The Overcoat

I think that Gogol is using this story to critique the flaws of the bureaucratic society that was created with the Table of Ranks.  Akaky is so involved in his government work that he has no time to experience life and in unable to do so because of the financial hindrances of his job.  That Gogol makes a point of discussing how Akaky was born for the job he has and remaining stagnant despite others movement seems to critique the harshness of legalized social status and emphasize the trap that is civil service.  Instead of striving to improve his situation, Akaky accepts his low place within the hierarchy and remains blow his peers.  One effect of the ranking system is that it seems to breed resentment between the different ranks, as the Important Person cannot bear to speak to someone lower than him and uses his power to criticize his employees.  The condition of civil service described in Gogol’s piece is akin to how one might imagine the conditions of serfdom, a “bureaucratic serf.”  The state is made strong at the disadvantage of the individuals that serve it.  The overcoat functions as a status symbol that endows Akaky with the respect of his peers and the confidence to step outside his closed world.
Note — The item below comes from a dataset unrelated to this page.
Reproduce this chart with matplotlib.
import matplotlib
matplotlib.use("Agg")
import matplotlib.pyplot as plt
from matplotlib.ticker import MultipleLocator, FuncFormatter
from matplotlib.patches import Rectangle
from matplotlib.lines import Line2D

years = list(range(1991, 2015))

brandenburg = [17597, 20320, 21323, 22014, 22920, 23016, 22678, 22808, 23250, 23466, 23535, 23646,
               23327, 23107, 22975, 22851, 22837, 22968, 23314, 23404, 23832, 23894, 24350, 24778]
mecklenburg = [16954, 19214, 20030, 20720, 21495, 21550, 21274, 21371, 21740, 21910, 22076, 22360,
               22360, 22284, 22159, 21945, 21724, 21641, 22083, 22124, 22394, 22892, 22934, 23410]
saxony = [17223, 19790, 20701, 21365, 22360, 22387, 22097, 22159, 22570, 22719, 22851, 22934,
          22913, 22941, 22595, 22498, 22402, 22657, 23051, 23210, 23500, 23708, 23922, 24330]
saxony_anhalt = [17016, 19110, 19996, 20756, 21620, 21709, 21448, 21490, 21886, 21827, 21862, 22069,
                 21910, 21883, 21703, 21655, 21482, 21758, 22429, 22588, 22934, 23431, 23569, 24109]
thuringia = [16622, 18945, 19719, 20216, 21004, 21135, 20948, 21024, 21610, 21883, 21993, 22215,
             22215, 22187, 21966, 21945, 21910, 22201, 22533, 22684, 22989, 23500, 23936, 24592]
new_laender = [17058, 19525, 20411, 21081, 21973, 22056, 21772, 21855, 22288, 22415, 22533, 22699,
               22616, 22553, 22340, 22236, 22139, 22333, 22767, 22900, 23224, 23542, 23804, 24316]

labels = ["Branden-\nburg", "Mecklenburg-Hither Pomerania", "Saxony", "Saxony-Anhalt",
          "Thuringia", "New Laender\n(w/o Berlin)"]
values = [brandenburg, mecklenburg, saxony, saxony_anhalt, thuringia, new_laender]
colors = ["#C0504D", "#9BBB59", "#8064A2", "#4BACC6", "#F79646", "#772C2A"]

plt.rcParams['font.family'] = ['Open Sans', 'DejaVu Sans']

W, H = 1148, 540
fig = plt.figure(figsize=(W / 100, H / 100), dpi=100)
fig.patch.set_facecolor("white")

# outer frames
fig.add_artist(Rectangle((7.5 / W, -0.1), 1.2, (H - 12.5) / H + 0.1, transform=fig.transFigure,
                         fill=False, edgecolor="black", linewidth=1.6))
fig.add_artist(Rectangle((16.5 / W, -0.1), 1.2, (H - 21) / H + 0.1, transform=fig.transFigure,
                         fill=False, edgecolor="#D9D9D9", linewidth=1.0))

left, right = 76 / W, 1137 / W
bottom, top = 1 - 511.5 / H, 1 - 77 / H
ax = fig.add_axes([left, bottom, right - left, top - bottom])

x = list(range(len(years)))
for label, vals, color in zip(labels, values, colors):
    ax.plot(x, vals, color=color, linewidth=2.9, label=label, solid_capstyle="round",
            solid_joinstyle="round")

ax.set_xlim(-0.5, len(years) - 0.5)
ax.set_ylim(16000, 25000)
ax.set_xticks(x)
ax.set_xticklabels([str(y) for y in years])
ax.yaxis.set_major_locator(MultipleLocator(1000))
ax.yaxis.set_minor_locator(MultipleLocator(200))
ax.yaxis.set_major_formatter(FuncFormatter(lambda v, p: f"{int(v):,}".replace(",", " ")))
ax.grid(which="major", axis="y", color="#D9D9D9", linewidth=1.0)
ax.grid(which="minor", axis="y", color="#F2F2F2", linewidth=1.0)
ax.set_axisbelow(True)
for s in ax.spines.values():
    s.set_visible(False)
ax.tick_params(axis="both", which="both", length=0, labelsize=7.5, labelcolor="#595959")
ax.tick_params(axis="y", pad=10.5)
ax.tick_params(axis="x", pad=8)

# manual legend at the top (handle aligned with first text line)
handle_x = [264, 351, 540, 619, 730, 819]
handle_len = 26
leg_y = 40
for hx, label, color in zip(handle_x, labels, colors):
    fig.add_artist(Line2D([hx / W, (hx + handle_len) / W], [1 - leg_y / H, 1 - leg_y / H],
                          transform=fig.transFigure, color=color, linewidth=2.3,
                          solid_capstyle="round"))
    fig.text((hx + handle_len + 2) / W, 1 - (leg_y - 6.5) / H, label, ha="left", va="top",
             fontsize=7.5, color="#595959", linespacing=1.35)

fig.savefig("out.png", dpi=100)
The Overcoat also seems to be a critique of materialism.  Akaky quite literally subverts his quality of life for the possession of a new good.  When he dies, Akaky is described in terms of his possessions, and the form that appears to him at death is a ghostly overcoat.  Even in death, Akaky is defined by an endless search for material possessions.  It could be possible that this anti-materialist sentiment was brewing in Russia at the time of print because of the rising imperialism and the promotion of nationality as folk identity in the face of modernization.